Location
- 12150 E 11 St Tulsa, Oklahoma 74128 United States 36°08′46″N 95°50′24″W﻿ / ﻿36.146133°N 95.839884°W

Information
- Type: Public
- Established: 1927
- School district: Tulsa Public Schools
- Staff: 53.78 (FTE)
- Grades: 9-12
- Enrollment: 1,189 (2023–2024)
- Student to teacher ratio: 22.11
- Colors: Red, black, and white
- Mascot: Fighting Cardinal
- Website: eastcentral.tulsaschools.org

= East Central High School (Oklahoma) =

East Central High School is one of nine high schools in Tulsa Public Schools in Tulsa, Oklahoma, United States. It enrolls 1,143 students from East Tulsa. The majority of students transition into East Central from East Central Junior High.

== History ==
East Central was founded in 1904 as an independent school district. The original combined school was built on the northeast corner of what is now Admiral Blvd. and Garnett Road in 1927. It supported an elementary school, a junior high school, and high school. With the growth of the East Central district, the school built an expansion to house the High School in 1955, and built a new elementary school on East 6th Street that was completed in November 1958.

In 1960, considerable damage was done by high wind to the high school facility at the Admiral Blvd location, and the start of school was delayed a week.

In the summer of 1964, the people of the district voted to be annexed into the Tulsa Public Schools starting that school year ('64/'65).

The current school facility opened in 1966 on East 11th Street, with addition of an athletic stadium in 1997. The architect of the landmark Rose Bowl bowling alley on 11th Street (old Route 66), William Henry Ryan, also designed East Central High School.
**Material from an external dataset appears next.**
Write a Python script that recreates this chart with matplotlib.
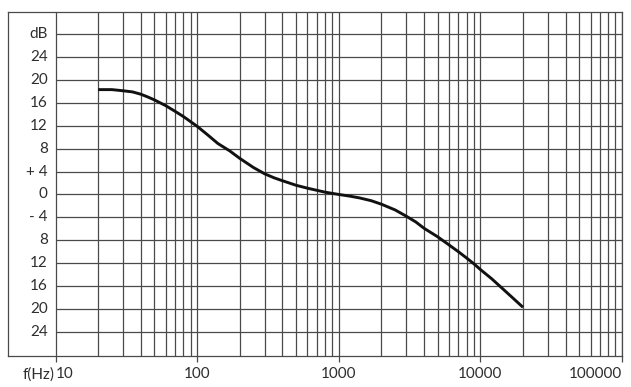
import matplotlib
matplotlib.use("Agg")
import matplotlib.pyplot as plt

# curve: frequency (Hz) vs level (dB)
freq = [20, 25, 30, 35, 40, 45, 50, 60, 70, 80, 90, 100, 120, 140, 170, 200,
        250, 300, 350, 400, 500, 600, 800, 1000, 1200, 1400, 1700, 2000, 2500,
        3000, 3500, 4000, 5000, 6000, 7000, 8000, 9000, 10000, 12000, 14000,
        17000, 20000]
level = [18.3, 18.3, 18.1, 17.9, 17.5, 17.0, 16.5, 15.5, 14.5, 13.6, 12.7,
         11.9, 10.3, 8.9, 7.6, 6.3, 4.7, 3.6, 2.9, 2.4, 1.6, 1.1, 0.4, 0.0,
         -0.3, -0.6, -1.1, -1.7, -2.7, -3.8, -4.8, -5.9, -7.4, -8.8, -10.0,
         -11.1, -12.1, -13.1, -14.7, -16.2, -18.1, -19.7]

# y grid rows and their labels (as printed on the original)
y_rows = [28, 24, 20, 16, 12, 8, 4, 0, -4, -8, -12, -16, -20, -24]
y_labels = ["dB", "24", "20", "16", "12", "8", "+ 4", "0", "- 4",
            "8", "12", "16", "20", "24"]

# decade ticks
x_major = [10, 100, 1000, 10000, 100000]
x_labels = ["10", "100", "1000", "10000", "100000"]

plt.rcParams['font.family'] = ['Lato', 'DejaVu Sans']
grid_col = '#4a4a4a'
text_col = '#2e2e2e'

fig = plt.figure(figsize=(6.31, 3.87), dpi=100)
ax = fig.add_axes([0.0127, 0.0801, 0.973, 0.8889])
ax.set_xscale('log')
ax.set_xlim(4.62, 1e5)
ax.set_ylim(-28.2, 31.85)

# vertical grid: every decade and its 2..9 multiples
minor = [m * d for d in x_major[:-1] for m in range(2, 10)]
ax.vlines(minor + x_major, -28.2, 31.85, color=grid_col, lw=0.9, zorder=1)

# horizontal grid starts at the 10 Hz line
ax.hlines(y_rows, 10, 1e5, color=grid_col, lw=0.9, zorder=1)

# response curve
ax.plot(freq, level, color='#111111', lw=2.1, zorder=3,
        solid_capstyle='butt', solid_joinstyle='round')

for sp in ax.spines.values():
    sp.set_color(grid_col)
    sp.set_linewidth(0.9)

ax.set_yticks([])
ax.set_xticks(x_major)
ax.set_xticks([], minor=True)
ax.set_xticklabels(x_labels)
ax.tick_params(axis='x', which='major', length=4, width=0.9,
               color=grid_col, labelcolor=text_col, labelsize=11, pad=4)
lbls = ax.get_xticklabels()
lbls[0].set_ha('left')
lbls[-1].set_ha('right')

# y labels sit inside the frame, left of the 10 Hz line
for yv, lab in zip(y_rows, y_labels):
    ax.text(8.8, yv, lab, ha='right', va='center', fontsize=11,
            color=text_col)

ax.annotate("f(Hz)", xy=(10, -28.2), xytext=(-1, -8),
            textcoords='offset points', ha='right', va='top',
            fontsize=11, color=text_col)

fig.savefig("out.png", dpi=100)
Beginning in the 2009–2010 school year, uniforms have been required for freshman students for the first time in the school and district history.

== Music program ==
School Superintendent William Wickett hired Frank McPeters to start the school's first band program in 1951. Within a few years, the ECHS Band was performing at a high level at school concerts, area parades and ECHS football games. "Mister Mac" was loved by his students, and was known for his ability to motivate young people to become high achievers. He was an outstanding musician, serving as the principal trombonist for the Tulsa Philharmonic Orchestra for over 30 years. McPeters was inducted into the East Central High School Hall of Fame in the 1990s.

== Athletics ==
East Central sports include soccer, football, basketball, tennis, golf, baseball, track, and wrestling.
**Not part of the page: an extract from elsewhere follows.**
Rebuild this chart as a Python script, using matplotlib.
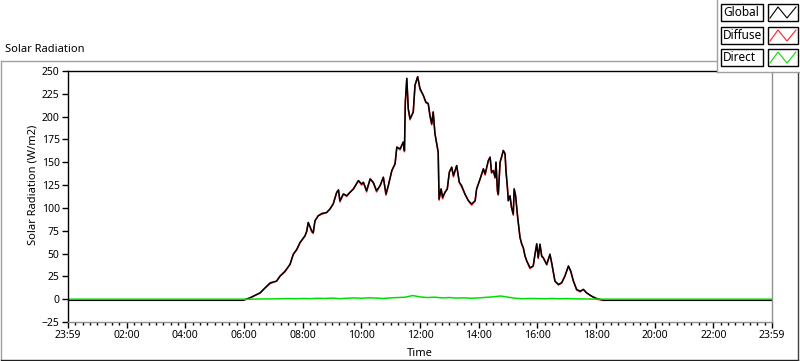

East Central competes in Oklahoma 5A athletics. Sports teams compete as the East Central Fighting Cardinals. (The football team is also known as the Sharks.) In the 2005–2006 school year, the football team, girls' basketball team, and girls' track team won the state 5A title in their respective sports. The East Central girls' basketball team won consecutive State 5A titles in 2006 and 2007. The girls' track team won two more consecutive titles in the school years 2006–2007 and 2007–2008, for a total of three. The boys' track team also won the 5A State title in 2008 and in 2011.

==Notable alumni==

- Anthony Bowie - 1982, NBA basketball player
- Mark Calvert - 1974, MLB baseball player, San Francisco Giants (1983–1984)
- Tony Casillas - 1981, NFL football player and broadcaster
- Jimbo Elrod - 1972, NFL football player linebacker, Kansas City Chiefs (1976–1978), Houston Oilers (1979)
- Gerald Harris - 1998, UFC mixed martial arts fighter
- Jim Shoulders - 1945, professional rodeo cowboy
- Paula Trickey - 1984, film and television actress

==In popular media==
East Central High School has been featured on TruTV's The Principal's Office.